Someone asked me today… if the US Supreme Court challenge to DOMA (federal Defense of Marriage Act) succeeds, will anything change in Texas? The truth is that even if the litigants in US v. Windsor prevail, they have challenged section 3 of DOMA, which prevents the federal government from recognizing a legal same-sex marriage granted by a state that has laws for such. The litigants there did not challenge section 2 of DOMA, which is the section that says that states do not have to recognize same sex marriages from other states. (See the wiki on DOMA here.) Section 2 overrides the US Constitution’s provisions that require each state to give “full faith and credit” to the laws of other states. (See the wiki on Full Faith and Credit Clause here.) In 2003, Texas passed its own version of the Defense of Marriage Act, mirroring the federal version. (See Governor Perry’s site on Texas’ Defense of Marriage Act here.)

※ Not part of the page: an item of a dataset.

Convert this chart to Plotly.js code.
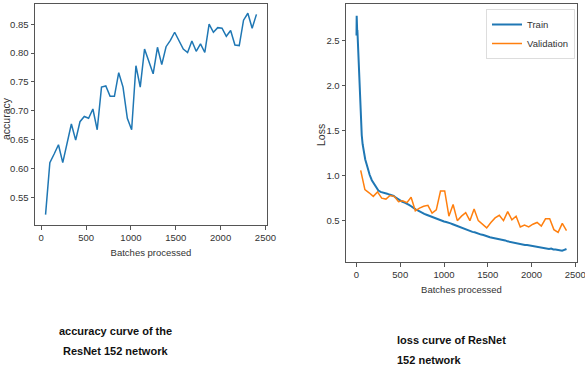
<!DOCTYPE html>
<html>
<head>
<meta charset="utf-8">
<script src="https://cdn.plot.ly/plotly-3.0.1.min.js"></script>
<style>html,body{margin:0;padding:0;background:#fff;}#chart{width:585px;height:376px;}</style>
</head>
<body>
<div id="chart"></div>
<script>
// ---- data ----
const accBatches = [48,96,144,192,240,288,336,384,432,480,528,576,624,672,720,768,816,864,912,960,1008,1056,1104,1152,1200,1248,1296,1344,1392,1440,1488,1536,1584,1632,1680,1728,1776,1824,1872,1920,1968,2016,2064,2112,2160,2208,2256,2304,2352,2400];
const accuracy = [0.520,0.610,0.625,0.641,0.610,0.645,0.677,0.649,0.681,0.690,0.687,0.703,0.667,0.741,0.743,0.725,0.725,0.766,0.741,0.687,0.667,0.778,0.741,0.807,0.785,0.764,0.810,0.780,0.811,0.822,0.836,0.822,0.807,0.801,0.821,0.803,0.816,0.801,0.850,0.836,0.844,0.843,0.829,0.839,0.814,0.813,0.857,0.869,0.843,0.867];

const trainBatches = [0,2,4,6,8,10,20,30,40,50,60,70,80,90,100,115,130,150,175,200,225,250,275,300,325,350,375,400,425,450,475,500,525,550,575,600,625,650,675,700,725,750,775,800,825,850,875,900,925,950,975,1000,1025,1050,1075,1100,1125,1150,1175,1200,1225,1250,1275,1300,1325,1350,1375,1400,1425,1450,1475,1500,1525,1550,1575,1600,1625,1650,1675,1700,1725,1750,1775,1800,1825,1850,1875,1900,1925,1950,1975,2000,2025,2050,2075,2100,2125,2150,2175,2200,2225,2250,2275,2300,2325,2350,2375,2400];
const trainLoss = [2.56,2.78,2.56,2.77,2.60,2.62,2.35,2.10,1.85,1.60,1.45,1.35,1.28,1.22,1.18,1.13,1.07,1.01,0.95,0.91,0.87,0.835,0.82,0.815,0.805,0.80,0.79,0.78,0.775,0.755,0.74,0.72,0.71,0.70,0.69,0.675,0.66,0.64,0.625,0.615,0.60,0.585,0.575,0.565,0.555,0.545,0.535,0.525,0.515,0.505,0.50,0.49,0.485,0.48,0.47,0.46,0.45,0.44,0.43,0.42,0.41,0.40,0.39,0.385,0.375,0.37,0.36,0.35,0.345,0.34,0.33,0.325,0.315,0.31,0.305,0.305,0.295,0.29,0.285,0.28,0.27,0.265,0.26,0.25,0.245,0.24,0.24,0.235,0.23,0.23,0.225,0.22,0.215,0.21,0.205,0.20,0.195,0.19,0.19,0.185,0.19,0.18,0.18,0.175,0.17,0.165,0.175,0.185];

const valBatches = [48,96,144,192,240,288,336,384,432,480,528,576,624,672,720,768,816,864,912,960,1008,1056,1104,1152,1200,1248,1296,1344,1392,1440,1488,1536,1584,1632,1680,1728,1776,1824,1872,1920,1968,2016,2064,2112,2160,2208,2256,2304,2352,2400];
const valLoss = [1.06,0.845,0.81,0.77,0.82,0.75,0.74,0.78,0.77,0.71,0.72,0.70,0.76,0.61,0.64,0.66,0.67,0.585,0.62,0.83,0.83,0.55,0.68,0.50,0.55,0.59,0.50,0.63,0.50,0.46,0.42,0.48,0.53,0.56,0.50,0.60,0.51,0.55,0.43,0.45,0.43,0.46,0.48,0.44,0.52,0.52,0.40,0.37,0.47,0.39];

const xTickVals = [0,500,1000,1500,2000,2500];
const accTickVals = [0.55,0.60,0.65,0.70,0.75,0.80,0.85];
const lossTickVals = [0.5,1.0,1.5,2.0,2.5];
const seriesNames = ["Train","Validation"];
const xTitle = "Batches processed";
const accTitle = "accuracy";
const lossTitle = "Loss";
const captionLeft = ["accuracy curve of the", "ResNet 152 network"];
const captionRight = ["loss curve of ResNet", "152 network"];

// ---- layout ----
const W = 585, H = 376;
const FONT = '"Liberation Sans", Arial, sans-serif';
const px = v => v / W;
const py = v => 1 - v / H;
const axisCommon = {
  showline: true, mirror: true, linecolor: '#555', linewidth: 1,
  ticks: 'outside', ticklen: 3.5, tickwidth: 1, tickcolor: '#555',
  showgrid: false, zeroline: false, fixedrange: true, ticklabeloverflow: 'allow',
  tickfont: {family: FONT, size: 9.5, color: '#333'}
};

const traces = [
  {x: accBatches, y: accuracy, type: 'scatter', mode: 'lines', xaxis: 'x', yaxis: 'y',
   line: {color: '#1f77b4', width: 1.5}, showlegend: false, hoverinfo: 'skip'},
  {x: trainBatches, y: trainLoss, type: 'scatter', mode: 'lines', xaxis: 'x2', yaxis: 'y2',
   name: seriesNames[0], line: {color: '#1f77b4', width: 2}, hoverinfo: 'skip'},
  {x: valBatches, y: valLoss, type: 'scatter', mode: 'lines', xaxis: 'x2', yaxis: 'y2',
   name: seriesNames[1], line: {color: '#ff7f0e', width: 1.5}, hoverinfo: 'skip'}
];

const capFont = {family: FONT, size: 11, color: '#111', weight: 'bold'};
const annotations = [
  {text: accTitle, xref: 'paper', yref: 'paper', x: px(6), y: py(119), textangle: -90,
   showarrow: false, font: {family: FONT, size: 10.5, color: '#333'}, xanchor: 'center', yanchor: 'middle'},
  {text: lossTitle, xref: 'paper', yref: 'paper', x: px(321), y: py(135), textangle: -90,
   showarrow: false, font: {family: FONT, size: 10.5, color: '#333'}, xanchor: 'center', yanchor: 'middle'},
  {text: captionLeft[0], xref: 'paper', yref: 'paper', x: px(115), y: py(331),
   showarrow: false, font: capFont, xanchor: 'center', yanchor: 'middle'},
  {text: captionLeft[1], xref: 'paper', yref: 'paper', x: px(115), y: py(351),
   showarrow: false, font: capFont, xanchor: 'center', yanchor: 'middle'},
  {text: captionRight[0], xref: 'paper', yref: 'paper', x: px(395), y: py(340),
   showarrow: false, font: capFont, xanchor: 'left', yanchor: 'middle'},
  {text: captionRight[1], xref: 'paper', yref: 'paper', x: px(395), y: py(360),
   showarrow: false, font: capFont, xanchor: 'left', yanchor: 'middle'}
];

const layout = {
  width: W, height: H,
  margin: {l: 0, r: 0, t: 0, b: 0},
  paper_bgcolor: '#fff', plot_bgcolor: '#fff',
  font: {family: FONT, color: '#333'},
  xaxis: Object.assign({}, axisCommon, {
    domain: [px(35), px(267)], anchor: 'y', range: [-69.6, 2517.6],
    tickvals: xTickVals,
    title: {text: xTitle, font: {family: FONT, size: 9.5, color: '#333'}, standoff: 7}
  }),
  yaxis: Object.assign({}, axisCommon, {
    domain: [py(225), py(4)], anchor: 'x', range: [0.502, 0.885],
    tickvals: accTickVals, tickformat: '.2f'
  }),
  xaxis2: Object.assign({}, axisCommon, {
    domain: [px(346), px(577)], anchor: 'y2', range: [-120, 2520],
    tickvals: xTickVals,
    title: {text: xTitle, font: {family: FONT, size: 9.5, color: '#333'}, standoff: 7}
  }),
  yaxis2: Object.assign({}, axisCommon, {
    domain: [py(262), py(4)], anchor: 'x2', range: [0.04, 2.91],
    tickvals: lossTickVals, tickformat: '.1f'
  }),
  showlegend: true,
  legend: {
    x: px(575), xanchor: 'right', y: py(9), yanchor: 'top',
    bgcolor: 'rgba(255,255,255,0.8)', bordercolor: '#ddd', borderwidth: 1,
    font: {family: FONT, size: 9.5, color: '#333'},
    itemwidth: 30, tracegroupgap: 0
  },
  annotations: annotations
};

Plotly.newPlot('chart', traces, layout, {staticPlot: true, displayModeBar: false});
</script>
</body>
</html>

So, in the event that the US Supreme Court agrees with the litigants in Windsor, the likely outcome of striking down section 3 of DOMA will only provide federal benefits to same-sex married couples, but will have no effect on each state’s rights to pass their own laws regarding same sex marriages. Until Congress or the US Supreme Court is faced with a challenge to section 2 of DOMA, squarely challenging DOMA’s provisions overriding the US Constitution, same sex couples are stuck with the current situation in Texas. That means that a couple who is married in a state that recognizes same-sex marriage, who then moves to Texas and breaks up, cannot get divorced under Texas laws. That couple faces a decision to move to a state that provides for divorce of same-sex marriages in order to legally dissolve their marriage. Texas provides very little remedies for these couples under the present laws.